I was recently asked two very distinct questions which, once I answered them, gave me a bit of perspective on myself. The first question asked of me was, “What are you thankful for?”
That’s such a loaded question. The possibilities can be infinite. I could say family, friends, my health, the list could go on and on. But after a moment of thinking of all of these things, I responded that I was thankful for my renewed sense of self.
It has taken me almost 2 years of work to get to my current point in my life, both personally and professionally. However, even with that being said I know I will continue to evolve. What I knew of myself this time last year is not what I know of myself today, and I am grateful to know and accept the difference.

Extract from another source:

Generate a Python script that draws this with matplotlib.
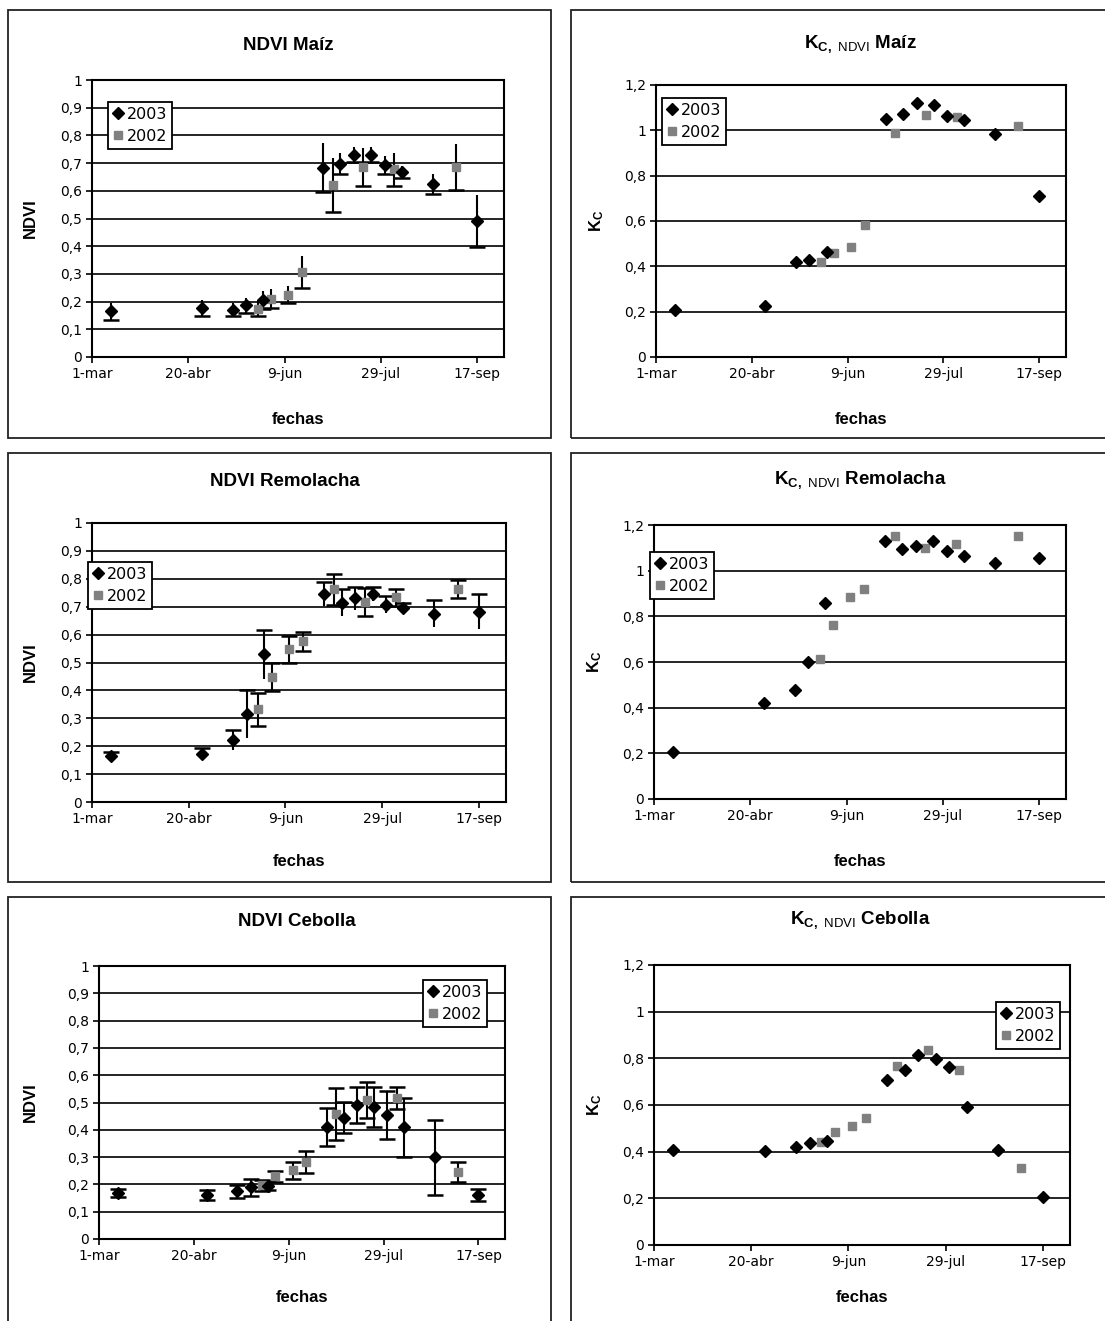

You have brains in your head. You have feet in your shoes. You can steer yourself in any direction you choose. You’re on your own, and you know what you know. And you are the guy who’ll decide where to go. -Dr. SeussThe second question asked of me was, “Describe how you came to be the artist you are today.” Or more simply put, “Who are you as an artist?” Again, a question with boundless possibilities for a response. My response was, I am a woman trying to discover herself with my paintings as the medium. I started painting again because I wanted to stop hating my body and my own self-image. It was a means to fall in love with myself. My journey to reach those goals has led me to find a level of work in myself that I didn’t even know I was capable of. But again, my vision and passion as an artist will still continue to grow and evolve with time and experience.
So what is the perspective I gained…it is to not be so worried about the fine lines others may at times ask you to use to define who you are, or what you do. I am many things…mother, wife, artist, writer…none of which can be made to fit a single mold. I can define and re-define what those words mean to me a thousand times over and still not be done. I am a work in progress and my journey has only just begun.